In a worst case scenario, customers with quick queries can wind up hearing their account details for minutes before finding out the call centre is closed.

With varying business-size, it’s important to note that it’s not a one-route fits all system. Fortunately, Unified Communications will give you the data and the access you need to review and refine your company’s auto-attendant.

Avoid Repetition | Protocol, Protocol, Protocol!

Typewriter Recording for Training & Quality Purposes make Jack a Dull Boy…

Account holders, well… most people will have heard the “Recording for Training & Quality Purposes” line hundreds of time.

It’s crucial to include but almost implied at this stage. Whatever way you choose to frame this line, we would recommend making it short and including it at the beginning of the call and not in between.

“Hello and thank you for calling Company A, please be advised that all calls are recorded for training and quality purposes.”

It can be argued that protocol should be read every time you speak to a new customer care agent. But what if the call needs to be transferred?

They’ll hear about about Data Protection legislation two or three more times before they get their problem solved.

Protocol, while extremely necessary, should be addressed swiftly so your agents can get down to brass tax. Avoid repetitive processes at all costs.

*Regulation may vary from country to country.

Hire a Voice Over Artist | Open a Dialogue

Yes, we’re sure that someone in your company has the syrupy, dulcet tones that would be perfect for recording. That said, you’re not producing an R ‘n’ B record — you’re managing call volume and customer engagement.

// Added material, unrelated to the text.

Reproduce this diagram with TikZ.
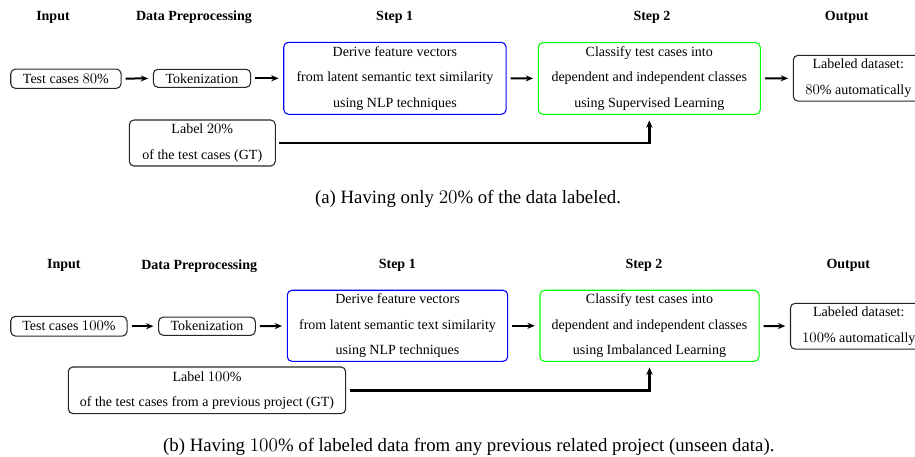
\documentclass[tikz,border=0pt]{standalone}
\usepackage{fontspec}
\setmainfont{Liberation Serif}
\usetikzlibrary{arrows.meta}

\tikzset{
  box/.style={draw=black!85, line width=0.8pt, rounded corners=3.5pt,
    inner sep=0pt, align=center, font=\fontsize{10.5}{19}\selectfont},
  bluebox/.style={box, draw=blue},
  greenbox/.style={box, draw=green},
  hdr/.style={font=\fontsize{10.5}{12}\selectfont\bfseries},
  captext/.style={font=\fontsize{14.1}{16}\selectfont},
  arr/.style={-{Stealth[length=5.5pt,width=4.5pt]}, line width=1.5pt,
    shorten <=3pt, shorten >=3.5pt},
  link/.style={-{Stealth[length=5.5pt,width=4.8pt]}, line width=1.9pt,
    shorten <=2.5pt, shorten >=4.2pt},
}

\begin{document}
\begin{tikzpicture}[x=0.75pt,y=-0.75pt]
\path[use as bounding box] (0,0) rectangle (915,457);
\clip (0,0) rectangle (915,457);

% ---------- (a) 20% labeled ----------
\node[hdr] (hInA)  at (53,17.3)    {Input};
\node[hdr] (hPreA) at (194,17.3)   {Data Preprocessing};
\node[hdr] (hS1A)  at (394.7,17.3) {Step 1};
\node[hdr] (hS2A)  at (652,17.3)   {Step 2};
\node[hdr] (hOutA) at (846.7,17.3) {Output};

\node[box, minimum width=82.7pt, minimum height=14.5pt] (tcA) at (65.9,78.7) {Test cases $80\%$};
\node[box, minimum width=73pt, minimum height=13.5pt] (tokA) at (202,78.3) {Tokenization};
\node[bluebox, minimum width=166.7pt, minimum height=54pt] (s1A) at (394.9,78.3)
  {Derive feature vectors\\from latent semantic text similarity\\using NLP techniques};
\node[greenbox, minimum width=166.5pt, minimum height=53.7pt] (s2A) at (649.3,78.5)
  {Classify test cases into\\dependent and independent classes\\using Supervised Learning};
\node[box, minimum width=97.5pt, minimum height=34.3pt] (outA) at (858.3,78.2)
  {Labeled dataset:\\$80\%$ automatically};
\node[box, minimum width=109.5pt, minimum height=34.5pt] (labA) at (202.3,143)
  {Label $20\%$\\of the test cases (GT)};

\draw[arr] (tcA) -- (tokA);
\draw[arr] (tokA) -- (s1A);
\draw[arr] (s1A) -- (s2A);
\draw[arr] (s2A) -- (outA);
\draw[link] (labA.east) -- (labA.east -| s2A.south) -- (s2A.south);

\node[captext] (capA) at (468,199) {(a) Having only $20\%$ of the data labeled.};

% ---------- (b) 100% labeled from a previous project ----------
\node[hdr] (hInB)  at (63.8,265.7)  {Input};
\node[hdr] (hPreB) at (199.2,265.7) {Data Preprocessing};
\node[hdr] (hS1B)  at (397.3,265.7) {Step 1};
\node[hdr] (hS2B)  at (644,265.7)   {Step 2};
\node[hdr] (hOutB) at (848.3,265.7) {Output};

\node[box, minimum width=87.2pt, minimum height=14.8pt] (tcB) at (68.9,326.2) {Test cases $100\%$};
\node[box, minimum width=72.5pt, minimum height=13.7pt] (tokB) at (207,326.2) {Tokenization};
\node[bluebox, minimum width=165.3pt, minimum height=53.3pt] (s1B) at (397.5,325.8)
  {Derive feature vectors\\from latent semantic text similarity\\using NLP techniques};
\node[greenbox, minimum width=164.3pt, minimum height=53.3pt] (s2B) at (649.5,325.8)
  {Classify test cases into\\dependent and independent classes\\using Imbalanced Learning};
\node[box, minimum width=102.5pt, minimum height=34.3pt] (outB) at (858.8,326.2)
  {Labeled dataset:\\$100\%$ automatically};
\node[box, minimum width=208pt, minimum height=35pt] (labB) at (207,390.3)
  {Label $100\%$\\of the test cases from a previous project (GT)};

\draw[arr] (tcB) -- (tokB);
\draw[arr] (tokB) -- (s1B);
\draw[arr] (s1B) -- (s2B);
\draw[arr] (s2B) -- (outB);
\draw[link] (labB.east) -- (labB.east -| s2B.south) -- (s2B.south);

\node[captext] (capB) at (468.8,446.7)
  {(b) Having $100\%$ of labeled data from any previous related project (unseen data).};
\end{tikzpicture}
\end{document}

Believe it or not, it takes a very particular cadence to be the incorporeal first point-of-contact for clients and prospects. Some companies carry out three-interviews before hiring for reception or front-of-house — this should be a priority.

Did you know?

Peter Dinklage (Game of Throne’s Tyrion Lannister) tried his hand at voice over work in blockbuster video game, Destiny. It didn’t go well… ending with the two-time Emmy winner’s post-launch replacement by voice actor, Nolan North.

You can source brilliant voice over artists from sites like PieHole & VoiceBunny or go to an agency, although they’re a little pricier. They send over samples of their work, and you can get the voice that most matches your organisation.

Noise Levels | Safe & Sound

Have you ever been quietly watching late night TV, when suddenly an advertisement ramps up the volume — waking everyone in the house?

Noise differences on advertisements became such a global problem that the FCC (US) passed legislation — along with many other countries — to mitigate these offenses. Every country has their own stance on this rule but it’s illustrative of a common complaint — noise.

It’s important that customer-interactions are consistent, from first contact to the customer hanging up the phone. Don’t whisper, then shout, then speak — it can be a touch fraying.

Ensure a consistent level of volume between your on-hold menu and your chosen IVR V/o.

Time | Tick… Tick… Tick…

Interactive Voice Response shouldn’t feel like a prison sentence for customers waiting to be helped, it should be an interactive guide.

Ultimately, most customer’s auto-attendant frustrations fall under the “time” umbrella — particularly for premium dialled numbers.

Mitigate the time a customer spends on your IVR by following all of the steps above and using your data to refine the process.

Shorten scripts; avoid repetition, keep it simple (3-layers tops), correct your call-routing, and ensure a smooth aural journey. Customers will start calling through just to hear the menu.

If your call volume remains too high after following these steps, it might be time to consider hiring more staff members.